The Simon Wiesenthal Center issued a statement applauding the decision by R&B singer Alicia Keys to go ahead with her July 4th concert in Tel Aviv despite calls from a number of anti-Israel activists to boycott the Jewish state.
“I look forward to my first visit to Israel. Music is a universal language that is meant to unify audiences in peace and love, and that is the spirit of our show,” Keys said in a statement Friday to the New York Times.
Pulitzer Prize-winning author and activist, Alice Walker, and Pink Floyd member, Roger Waters, had beseeched Keys to boycott the Jewish state.
Waker had wrote an open letter to Keys stating, “It would grieve me to know you are putting yourself in danger (soul danger) by performing in an apartheid country ... ."
Waters also asked the singer not to perform, as her appearance would, “... give legitimacy to the Israeli government policies of illegal, apartheid, occupation of the homelands of the indigenous people of Palestine.”

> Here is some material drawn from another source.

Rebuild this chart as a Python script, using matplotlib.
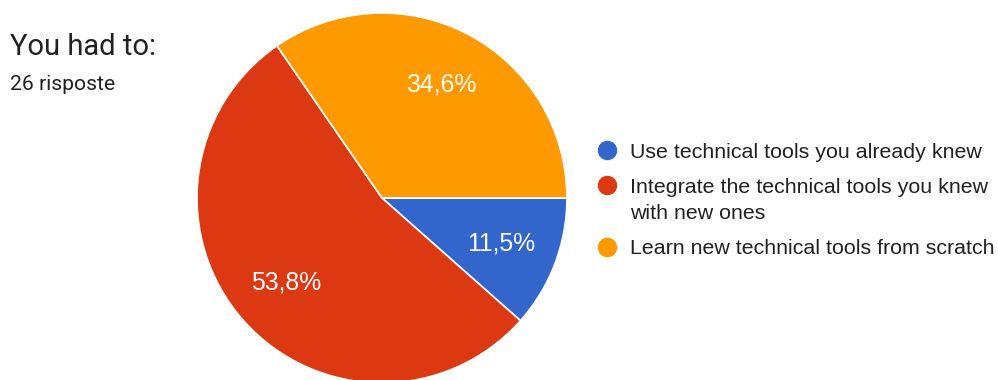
import matplotlib.pyplot as plt
from matplotlib.lines import Line2D

plt.rcParams['font.family'] = ['Roboto', 'DejaVu Sans']
ARIAL = ["Liberation Sans", "DejaVu Sans"]

categories = [
    "Use technical tools you already knew",
    "Integrate the technical tools you knew\nwith new ones",
    "Learn new technical tools from scratch",
]
counts = [3, 14, 9]
colors = ["#3366CC", "#DC3912", "#FF9900"]
title = "You had to:"
subtitle = "26 risposte"

W, H = 998, 380
fig = plt.figure(figsize=(W / 100, H / 100), dpi=100)
ax = fig.add_axes([0.1974, -0.0079, 0.3707, 0.9737])

wedges, texts, autotexts = ax.pie(
    counts, colors=colors, startangle=0, counterclock=False,
    autopct=lambda p: f"{p:.1f}%".replace(".", ","),
    pctdistance=0.69, radius=1,
    wedgeprops=dict(edgecolor="white", linewidth=1.2),
    textprops=dict(color="white", fontsize=17.8, family=ARIAL),
)
ax.set_xlim(-1, 1)
ax.set_ylim(-1, 1)
ax.set_aspect("equal")


def px(x, y):
    return x / W, 1 - y / H


fig.text(*px(10, 47), title, fontsize=21, color="#212121", va="center")
fig.text(*px(10, 84), subtitle, fontsize=15.2, color="#212121", va="center")

# legend drawn by hand to match the wrapped layout
y = 150
for label, c in zip(categories, colors):
    fig.add_artist(Line2D([px(607, y)[0]], [px(607, y)[1]], transform=fig.transFigure,
                          marker="o", markersize=13, linestyle="",
                          markerfacecolor=c, markeredgecolor=c))
    lines = label.split("\n")
    for k, line in enumerate(lines):
        fig.text(*px(630, y + 27 * k), line, fontsize=15.4, color="#212121",
                 va="center_baseline", family=ARIAL)
    y += 35 + 27 * (len(lines) - 1)

fig.savefig("out.png", dpi=100)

In its statement, founder and dean of the Simon Wiesenthal Center, Rabbi Marvin Hier stated, "When Ms. Keyes sings in Israel on July 4th, she will be singing in the only free country in the entire Middle East, where women enjoy equal rights with men and Israeli Arabs have more rights than any of their brothers and sisters in the Arab world.”
"Equating Israel with apartheid South Africa is a sinister distortion of the truth,” Rabbi Hier said, adding, “Just look at what is happening in Iran, Syria, Lebanon and Egypt."

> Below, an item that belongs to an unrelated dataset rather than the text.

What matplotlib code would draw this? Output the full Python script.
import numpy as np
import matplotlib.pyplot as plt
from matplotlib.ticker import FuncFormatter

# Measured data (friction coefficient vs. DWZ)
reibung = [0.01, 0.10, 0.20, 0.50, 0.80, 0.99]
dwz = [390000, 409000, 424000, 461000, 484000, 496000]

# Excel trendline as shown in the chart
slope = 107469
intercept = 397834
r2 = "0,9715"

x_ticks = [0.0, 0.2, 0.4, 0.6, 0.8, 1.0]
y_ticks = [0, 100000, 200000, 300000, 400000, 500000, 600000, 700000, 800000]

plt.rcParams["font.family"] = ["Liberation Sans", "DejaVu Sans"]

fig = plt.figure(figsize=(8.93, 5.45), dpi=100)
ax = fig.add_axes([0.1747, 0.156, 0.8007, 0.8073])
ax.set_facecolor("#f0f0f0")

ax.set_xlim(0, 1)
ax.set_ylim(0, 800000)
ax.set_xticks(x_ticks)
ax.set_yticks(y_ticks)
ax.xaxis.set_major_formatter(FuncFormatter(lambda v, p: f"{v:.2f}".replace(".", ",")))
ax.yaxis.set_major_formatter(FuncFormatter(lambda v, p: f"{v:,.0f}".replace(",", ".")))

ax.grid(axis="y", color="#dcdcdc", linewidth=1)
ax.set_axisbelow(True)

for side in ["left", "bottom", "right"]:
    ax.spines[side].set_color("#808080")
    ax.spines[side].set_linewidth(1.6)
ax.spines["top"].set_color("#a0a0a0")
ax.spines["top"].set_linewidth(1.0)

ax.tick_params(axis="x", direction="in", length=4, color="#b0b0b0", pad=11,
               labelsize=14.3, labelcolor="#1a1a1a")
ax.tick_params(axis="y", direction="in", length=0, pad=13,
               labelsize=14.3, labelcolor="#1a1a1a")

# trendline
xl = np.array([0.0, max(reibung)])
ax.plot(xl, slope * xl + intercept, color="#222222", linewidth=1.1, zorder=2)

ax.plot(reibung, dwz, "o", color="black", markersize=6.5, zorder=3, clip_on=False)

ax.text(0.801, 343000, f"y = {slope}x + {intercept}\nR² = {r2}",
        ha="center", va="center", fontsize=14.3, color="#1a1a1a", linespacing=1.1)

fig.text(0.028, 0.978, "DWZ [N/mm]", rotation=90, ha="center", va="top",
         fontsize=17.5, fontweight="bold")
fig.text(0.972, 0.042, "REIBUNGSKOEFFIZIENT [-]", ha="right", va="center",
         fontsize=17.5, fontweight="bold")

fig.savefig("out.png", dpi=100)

“Israel has said countless times that it is willing to sit down with the Palestinians without pre-conditions. But Israel cannot be expected to make peace with Hamas, a terrorist organization committed to Israel's destruction, just as African-Americans cannot make peace with the KKK," Hier concluded.
Last year Walker refused to authorize a new Hebrew translation of her acclaimed novel, “The Color Purple.”